■ Set task
Faithfully return all lines, omitting every embedded picture.
## START Data segment
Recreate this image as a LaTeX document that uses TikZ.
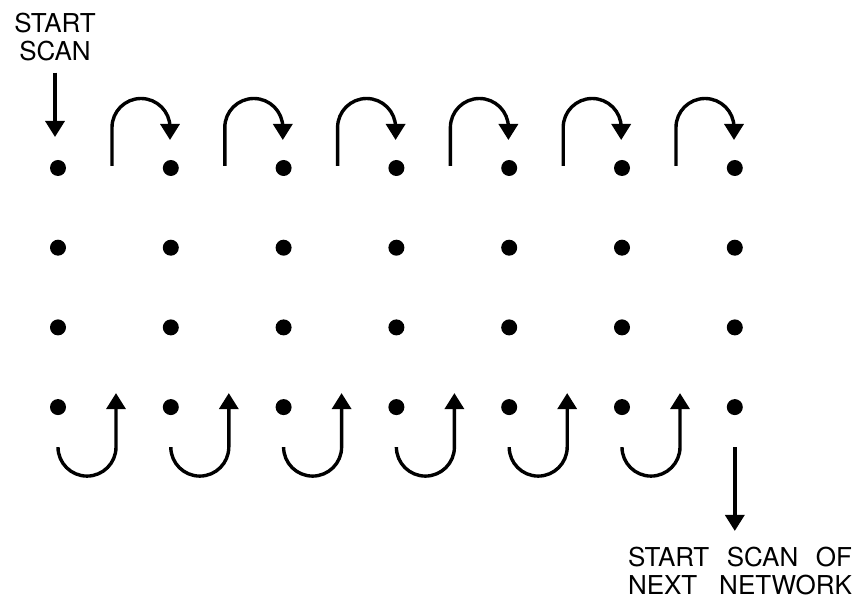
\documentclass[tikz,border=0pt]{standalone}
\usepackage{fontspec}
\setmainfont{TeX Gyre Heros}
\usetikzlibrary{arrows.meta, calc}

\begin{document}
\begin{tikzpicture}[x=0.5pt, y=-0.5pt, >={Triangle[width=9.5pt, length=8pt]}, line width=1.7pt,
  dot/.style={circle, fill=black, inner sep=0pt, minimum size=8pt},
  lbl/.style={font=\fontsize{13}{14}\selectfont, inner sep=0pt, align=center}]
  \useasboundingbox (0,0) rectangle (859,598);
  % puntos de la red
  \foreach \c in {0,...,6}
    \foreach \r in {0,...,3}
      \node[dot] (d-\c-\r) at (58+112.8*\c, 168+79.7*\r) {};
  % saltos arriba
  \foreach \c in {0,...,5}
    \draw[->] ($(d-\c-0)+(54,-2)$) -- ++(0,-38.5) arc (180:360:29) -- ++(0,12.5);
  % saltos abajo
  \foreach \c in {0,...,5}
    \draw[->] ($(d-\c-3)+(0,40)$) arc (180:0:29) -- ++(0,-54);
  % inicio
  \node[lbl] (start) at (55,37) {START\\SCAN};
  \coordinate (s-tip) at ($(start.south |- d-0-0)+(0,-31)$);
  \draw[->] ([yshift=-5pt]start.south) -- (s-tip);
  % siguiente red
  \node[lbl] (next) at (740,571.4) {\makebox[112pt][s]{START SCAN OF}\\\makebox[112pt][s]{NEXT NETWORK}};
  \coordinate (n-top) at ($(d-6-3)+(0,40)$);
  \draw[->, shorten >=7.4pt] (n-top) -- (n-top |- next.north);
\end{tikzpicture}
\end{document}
## END Data segment
■ Right answer
Recreate this image as a LaTeX document that uses TikZ.
\documentclass[tikz,border=0pt]{standalone}
\usepackage{fontspec}
\setmainfont{TeX Gyre Heros}
\usetikzlibrary{arrows.meta, calc}

\begin{document}
\begin{tikzpicture}[x=0.5pt, y=-0.5pt, >={Triangle[width=9.5pt, length=8pt]}, line width=1.7pt,
  dot/.style={circle, fill=black, inner sep=0pt, minimum size=8pt},
  lbl/.style={font=\fontsize{13}{14}\selectfont, inner sep=0pt, align=center}]
  \useasboundingbox (0,0) rectangle (859,598);
  % puntos de la red
  \foreach \c in {0,...,6}
    \foreach \r in {0,...,3}
      \node[dot] (d-\c-\r) at (58+112.8*\c, 168+79.7*\r) {};
  % saltos arriba
  \foreach \c in {0,...,5}
    \draw[->] ($(d-\c-0)+(54,-2)$) -- ++(0,-38.5) arc (180:360:29) -- ++(0,12.5);
  % saltos abajo
  \foreach \c in {0,...,5}
    \draw[->] ($(d-\c-3)+(0,40)$) arc (180:0:29) -- ++(0,-54);
  % inicio
  \node[lbl] (start) at (55,37) {START\\SCAN};
  \coordinate (s-tip) at ($(start.south |- d-0-0)+(0,-31)$);
  \draw[->] ([yshift=-5pt]start.south) -- (s-tip);
  % siguiente red
  \node[lbl] (next) at (740,571.4) {\makebox[112pt][s]{START SCAN OF}\\\makebox[112pt][s]{NEXT NETWORK}};
  \coordinate (n-top) at ($(d-6-3)+(0,40)$);
  \draw[->, shorten >=7.4pt] (n-top) -- (n-top |- next.north);
\end{tikzpicture}
\end{document}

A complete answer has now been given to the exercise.